Over the next eight months, mail service was hit-or-miss, Dresser said. A payment sent to a graphics company on Fifth Street took 40 days to get there - a distance of six blocks. Out-of-town postal delivery took even longer - up to three months.

"It was like riding a roller coaster," she said. "Up one day, down another."

Maddox said she called the Postal Service about a dozen times. She was shuffled from employee to employee.

Most frustrating was the contradictory advice they offered: Put tracers on everything lost; don't put tracers on anything lost; put all mail in a curbside mailbox rather than depend on carriers to pick it up; and finally, don't use the box because the carriers pick up that mail also.

Maddox and Dresser took notes on everything they were told. They also collected postmarked envelopes to keep track of the problems.

By March, fed up and suspecting that she wasn't alone, Maddox solicited tales from business contacts who had also been plagued by mail delivery problems. She created her own complaint forms.

About 16 people responded in writing; others called in their complaints. The tales sounded familiar: useless tracers put on lost checks, utility cutoffs, missed loan payments and resorting to hired messengers.

Some of the writers banded together with Maddox to launch a makeshift postal victims support group. Among the members were Angie Ciafardini, vice president of AMT employment service, and Esther Williams, president of Walters Printing in Roanoke.

Williams' problems with the Postal Service spanned about two years and are still unresolved.

"I cannot mail a check to Dillard Paper Company here in Roanoke," Williams wrote in a letter to the Postal Service. "Their post office box is located in the main post office. The check either never arrives or is up to three months getting to Dillard."

Ciafardini sends employee paychecks through the mail.

"It could take a good 14 days for mail to get from our end of the city to the opposite end," she said. "If you were getting paid by mail you would want your check soon, wouldn't you?"

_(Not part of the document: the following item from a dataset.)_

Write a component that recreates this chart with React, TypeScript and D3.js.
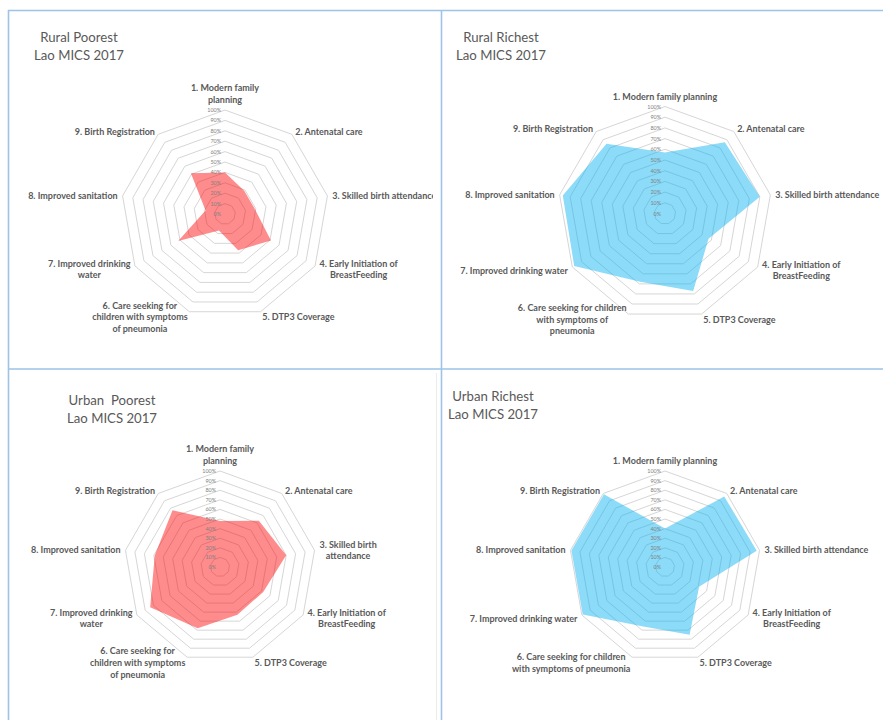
import React, { useMemo } from "react";
import * as d3 from "d3";

// Indicator names around each radar (clockwise from the top)
const categories = [
  "1. Modern family planning",
  "2. Antenatal care",
  "3. Skilled birth attendance",
  "4. Early Initiation of BreastFeeding",
  "5. DTP3 Coverage",
  "6. Care seeking for children with symptoms of pneumonia",
  "7. Improved drinking water",
  "8. Improved sanitation",
  "9. Birth Registration",
];

// Coverage in percent, same order as the categories
const ruralPoorest = [40, 29, 29, 51, 37, 17, 52, 19, 51];
const ruralRichest = [57, 87, 90, 47, 77, 68, 98, 97, 85];
const urbanPoorest = [48, 63, 70, 52, 53, 68, 84, 69, 77];
const urbanRichest = [40, 96, 97, 41, 75, 66, 99, 99, 99];

const ringTicks = [0, 10, 20, 30, 40, 50, 60, 70, 80, 90, 100];

const panelTitles = [
  ["Rural Poorest", "Lao MICS 2017"],
  ["Rural Richest", "Lao MICS 2017"],
  ["Urban  Poorest", "Lao MICS 2017"],
  ["Urban Richest", "Lao MICS 2017"],
];

// Words per line for each axis label, per panel
const wrapA = [[3, 1], [3], [4], [4, 1], [3], [4, 3, 2], [3, 1], [3], [3]];
const wrapB = [[4], [3], [4], [4, 1], [3], [5, 3, 1], [4], [3], [3]];
const wrapC = [[3, 1], [3], [3, 1], [4, 1], [3], [4, 3, 2], [3, 1], [3], [3]];
const wrapD = [[4], [3], [4], [4, 1], [3], [5, 4], [4], [3], [3]];

const W = 883;
const H = 720;
const TEXT = "#595959";
const LABEL_FONT = "Lato, 'Open Sans', sans-serif";

type Panel = {
  values: number[];
  title: string[];
  wraps: number[][];
  cx: number;
  cy: number;
  radius: number;
  color: string;
  titleX: number;
  titleY: number;
  clip?: number;
};

const panels: Panel[] = [
  { values: ruralPoorest, title: panelTitles[0], wraps: wrapA, cx: 225, cy: 214, radius: 104, color: "#FF0000", titleX: 79, titleY: 37, clip: 433 },
  { values: ruralRichest, title: panelTitles[1], wraps: wrapB, cx: 665, cy: 213.5, radius: 107, color: "#00B0F0", titleX: 501, titleY: 37 },
  { values: urbanPoorest, title: panelTitles[2], wraps: wrapC, cx: 220, cy: 567, radius: 96, color: "#FF0000", titleX: 112, titleY: 400, clip: 436 },
  { values: urbanRichest, title: panelTitles[3], wraps: wrapD, cx: 665, cy: 567, radius: 96, color: "#00B0F0", titleX: 493, titleY: 396 },
];

function splitWords(text: string, counts: number[]): string[] {
  const words = text.split(" ");
  const out: string[] = [];
  let k = 0;
  counts.forEach((c) => {
    out.push(words.slice(k, k + c).join(" "));
    k += c;
  });
  if (k < words.length) out[out.length - 1] += " " + words.slice(k).join(" ");
  return out;
}

let measureCtx: CanvasRenderingContext2D | null = null;
function textWidth(s: string, font: string): number {
  if (!measureCtx) measureCtx = document.createElement("canvas").getContext("2d");
  if (!measureCtx) return s.length * 4.5;
  measureCtx.font = font;
  return measureCtx.measureText(s).width;
}

function RadarPanel({ p, idx }: { p: Panel; idx: number }) {
  const n = categories.length;
  const angle = (i: number) => (i * 2 * Math.PI) / n;
  const r = d3.scaleLinear().domain([0, 100]).range([0, p.radius]);
  const radial = d3
    .lineRadial<number>()
    .angle((_, i) => angle(i))
    .radius((v) => r(v))
    .curve(d3.curveLinearClosed);

  const labelSize = 9;
  const lh = 11.6;
  const font = `bold ${labelSize}px Lato`;

  const labels = useMemo(
    () =>
      categories.map((c, i) => {
        const a = angle(i);
        const dx = Math.sin(a);
        const dy = -Math.cos(a);
        const px = p.cx + (p.radius + 5) * dx;
        const py = p.cy + (p.radius + 5) * dy;
        const lines = splitWords(c, p.wraps[i]);
        const maxW = d3.max(lines, (l) => textWidth(l, font)) || 0;
        let x = px;
        if (dx > 0.1) x = px + maxW / 2;
        else if (dx < -0.1) x = px - maxW / 2;
        const ys = lines.map((_, j) =>
          i === 0 ? py - 6 - (lines.length - 1 - j) * lh : py + (j - (lines.length - 1) / 2) * lh
        );
        return { lines, x, ys };
      }),
    [p]
  );

  const clipId = `clip-${idx}`;
  return (
    <g>
      {p.clip && (
        <defs>
          <clipPath id={clipId}>
            <rect x={0} y={0} width={p.clip} height={H} />
          </clipPath>
        </defs>
      )}
      <g clipPath={p.clip ? `url(#${clipId})` : undefined}>
        {/* concentric grid rings */}
        <g transform={`translate(${p.cx},${p.cy})`}>
          {ringTicks
            .filter((t) => t > 0)
            .map((t) => (
              <path
                key={t}
                d={radial(categories.map(() => t)) || ""}
                fill="none"
                stroke="#d6d6d6"
                strokeWidth={1}
              />
            ))}
          {/* series area */}
          <path d={radial(p.values) || ""} fill={p.color} fillOpacity={0.45} stroke="none" />
          {/* value axis tick labels */}
          {ringTicks.map((t) => (
            <text
              key={t}
              x={-4}
              y={-r(t)}
              fontSize={5.4}
              fill="#808080"
              textAnchor="end"
              dominantBaseline="central"
              fontFamily={LABEL_FONT}
            >
              {t}%
            </text>
          ))}
        </g>
        {/* category labels */}
        {labels.map((l, i) => (
          <text
            key={i}
            fontSize={labelSize}
            fontWeight="bold"
            fontFamily={LABEL_FONT}
            fill={TEXT}
            textAnchor="middle"
            dominantBaseline="central"
          >
            {l.lines.map((s, j) => (
              <tspan key={j} x={l.x} y={l.ys[j]}>
                {s}
              </tspan>
            ))}
          </text>
        ))}
      </g>
      {/* panel title */}
      <text fontSize={13.2} fontFamily={LABEL_FONT} fill={TEXT} textAnchor="middle" dominantBaseline="central">
        {p.title.map((s, j) => (
          <tspan key={j} x={p.titleX} y={p.titleY + j * 17.5} style={{ whiteSpace: "pre" }}>
            {s}
          </tspan>
        ))}
      </text>
    </g>
  );
}

export default function App() {
  const border = "#9DC3E6";
  return (
    <svg
      width={W}
      height={H}
      viewBox={`0 0 ${W} ${H}`}
      style={{ position: "absolute", left: 0, top: 0, background: "#fff" }}
    >
      <rect x={0} y={0} width={W} height={H} fill="#fff" />
      {panels.map((p, i) => (
        <RadarPanel key={i} p={p} idx={i} />
      ))}
      {/* faint chart frame edge in the lower-left panel */}
      <line x1={436.5} y1={373} x2={436.5} y2={H} stroke="#ececec" strokeWidth={1} />
      {/* panel dividers */}
      <g stroke={border} strokeWidth={1.6} fill="none">
        <line x1={8} y1={10.5} x2={W} y2={10.5} />
        <line x1={8.5} y1={10} x2={8.5} y2={H} />
        <line x1={441.5} y1={10} x2={441.5} y2={H} />
        <line x1={8} y1={369} x2={W} y2={369} />
      </g>
    </svg>
  );
}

The company refuses to drop its mail in the mailbox across the street. Instead, they take it directly to the post office.

In June, Maddox discussed her postal problems with Roanoke Postmaster Billy Martin.

"They did not admit that there was a problem, but they agreed to do whatever they could to help," she said.

In an interview Thursday, Martin said that Maddox did have a valid problem with her service and that he had met with her to help.

In person or by telephone, Martin contacted the people who registered complaints. Since then, Maddox and most of the group say they have not had any problems with lost mail.

"If I had to grade them they would get a C minus for lost mail and for timeliness they would get a D," said Ciafardini.

The postal victims support group has since dissolved. Maddox now wonders if the problems were isolated and temporary, perhaps a result of some sort of transitional period the post office was going through with new machinery or employees.

Martin did not know what caused the problems or whether the late deliveries and lost mail among the other customers were coincidental.

"Without looking at all of the notes and everything else I can't say whether they were isolated or not," Martin said. "But I can say that we resolved all of the problems."

But no one knows for sure what happened. Maddox hopes she's not getting preferential treatment after raising a ruckus.

"I would do that with any customer not with just the Maddox agency," Martin said. "Our goal is to serve our customers. We are just like everyone else. We are not perfect, but we have problems like everyone else, and we try to resolve them."

Williams still refuses to mail checks to Dillard Paper Co., opting for hand delivery. She hopes her luck with the mail will change, but she's not taking any chances.

"I don't think the problem would ever be resolved until the country collapsed and people began to appreciate their jobs," said Williams. "I don't believe the workers appreciate their jobs, so they don't care about the mail."